Guest blogger John E. Chubb is interim CEO of Education Sector and author of "Overcoming the Governance Challenge in K-12 Online Learning," a chapter in Fordham's new volume, Education Reform for the Digital Era.
Back in the day, a prominent education reformer asked me to send him a fax rather than an email. Asked why, he replied, only half jokingly, “if God had wanted us to use email he would not have invented the fax machine!” Reflecting on the remark I always chuckle, but then think: how prophetic. Technology has come slowly to K-12 education. Our schools and classrooms are not all that different from those of fifty years ago or longer. While most every industry has adopted new information technologies and often been transformed in the process, schools really have not.
Some of the pace must be attributed to the perspective unwittingly expressed by my reformer friend. Schools are the way they are for good reason. Students require the attention of caring adults. Students are precious and vulnerable and not to be put at risk by unproven innovations. Schools, classrooms, and teachers perform roles that have evolved over centuries. God, if you will, would not have given us schools in their current form were there not good reason.
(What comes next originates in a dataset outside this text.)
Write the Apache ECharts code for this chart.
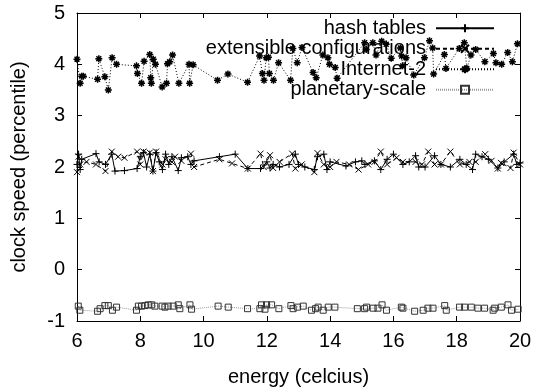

Schools are governed by more than prudent traditions. They are governed, at least in the public sector, by school districts.
But schools are governed by more than prudent traditions. They are governed, at least in the public sector, by school districts. Those, in turn, are run by elected officials. To districts and their authorities, technology represents more than an opportunity—to help students. It represents a threat—to employment in the district and to political support from those employees, principally teachers. As students rely more on technology to learn—at their own pace, aided by interactive multi-media, customized ongoing assessment, and instructors online at a distance—students will require fewer teachers on site in traditional schools. Teachers could benefit greatly from technology, spared some of the drudgery of traditional teaching, able to assist more students individually, and perhaps paid more for their increased productivity.
But right now, districts do not see it that way. They have avoided using digital learning for core instruction, where jobs might be threatened. Instead they use it for instruction where costs are otherwise high or traditional solutions have obviously not been working—dropouts, credit recovery, and some Advanced Placement. Average students have little access.
This will eventually change as districts find economic and educational merit in technology and non-threatening ways to phase it in. But the process will continue to be slow. If policymakers want to increase student access to digital learning, they must recognize that local control over access is a fundamental impediment. The alternative is to govern digital education at the state level. States could establish rules to guarantee student access, both full-time and part-time, to digital learning. My chapter in Fordham’s new book shows how. The point, to be clear, is not to have lots of students being educated through the states. It is to encourage America’s venerable local public schools to adopt technology at a pace governed more by what works for students and less by what is comfortable politically.